The Maryland Legislature voted to block action by the state Board of Education that would have made Maryland the first state to exercise a school takeover provision of the No Child Left Behind Act. The legislature overrode a gubernatorial veto to enact a law that bars the state superintendent from getting involved with failing Baltimore schools for one year. The Maryland Department of Education had planned to hire private managers to run four high schools, while seven middle schools would have been converted to charter schools. NCLB calls for state action in schools that fail to meet performance standards five years in a row.
The mayor of Hartford, Conn., appointed himself to the school board and was elected chairman, causing Superintendent Robert Henry to resign. Changes to the city’s charter gave the mayor a majority of appointments and increased the board from seven to nine members. Mayor Eddie Perez used one of the appointments for himself, saying he was impatient with the pace of improvements.
New York Gov. George Pataki wants to allow 200 new charter schools to open, including 50 in New York City. Pataki is seeking legislation that would exempt charters in New York City from being approved by the State Board of Regents, which currently must authorize new charter schools anywhere in the state. Currently, New York is at its charter cap of 100 schools.
High school seniors are improving their performances on Advanced Placement tests, according to information released by the White House. The percentage of seniors passing at least one AP exam has increased in every state since 2001. The number of students enrolled in AP classes who take the tests has also increased, going up 3 percent a year, and now stands at 74 percent. Studies have found performance on AP exams is a good indicator of future college achievement.
The Miami-Dade County school district in Florida is attempting to fire 30 teachers who were allegedly part of a false credentials ring. About a dozen teachers have resigned and another 350 are still under investigation. A former teacher last year admitted to selling continuing-education transcripts to teachers who never took the classes.
The former finance manager for the Chicago Public Schools is accused of embezzling more than $450,000. Authorities say the woman wrote 319 checks to herself for $456,000 from an account at Simeon Career Academy. She resigned in October. If convicted, the woman could spend 30 years in jail.
The Kentucky Senate wants teachers with a history of drug problems to face random drug tests. The bill, which passed unanimously, would also allow superintendents to reassign teachers accused of drug-related crimes in order to keep them away from students.
An Indiana mayor wants to pay college tuition for children of city residents.

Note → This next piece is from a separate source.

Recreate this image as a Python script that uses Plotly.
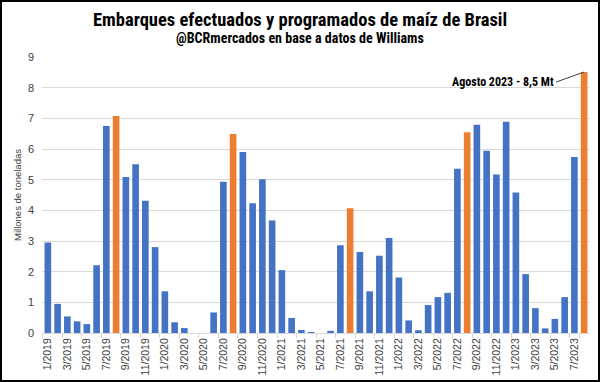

Thomas McDermott Jr., mayor of Hammond, Ind., is asking the city council to approve the plan as a way to boost home ownership in the Lake Michigan town. Qualifying students would get up to $7,500 a year for college if they qualify academically and their parents or guardian remains a resident and homeowner of Hammond while the student is in college. Graduates of public and independent high schools in the city would be eligible, and the money could be used at any public or private university in Indiana.
Educational options can now be accessed by parents online in the St. Paul, Minn., school district. Parents can visit a Web site and enter their address to see a list of schools to choose from for their children. Details including maps, test scores and demographics for each school are available, and can be read in four languages. The site recorded more than 1,000 visits in its first month.
Parents, school officials and doctors are protesting a requirement in North Carolina that all children receive an eye exam before entering kindergarten. The policy, which is to take effect this fall, is being called onerous and expensive. North Carolina Speaker of the House James A. Black, who sponsored the measure, is an optometrist.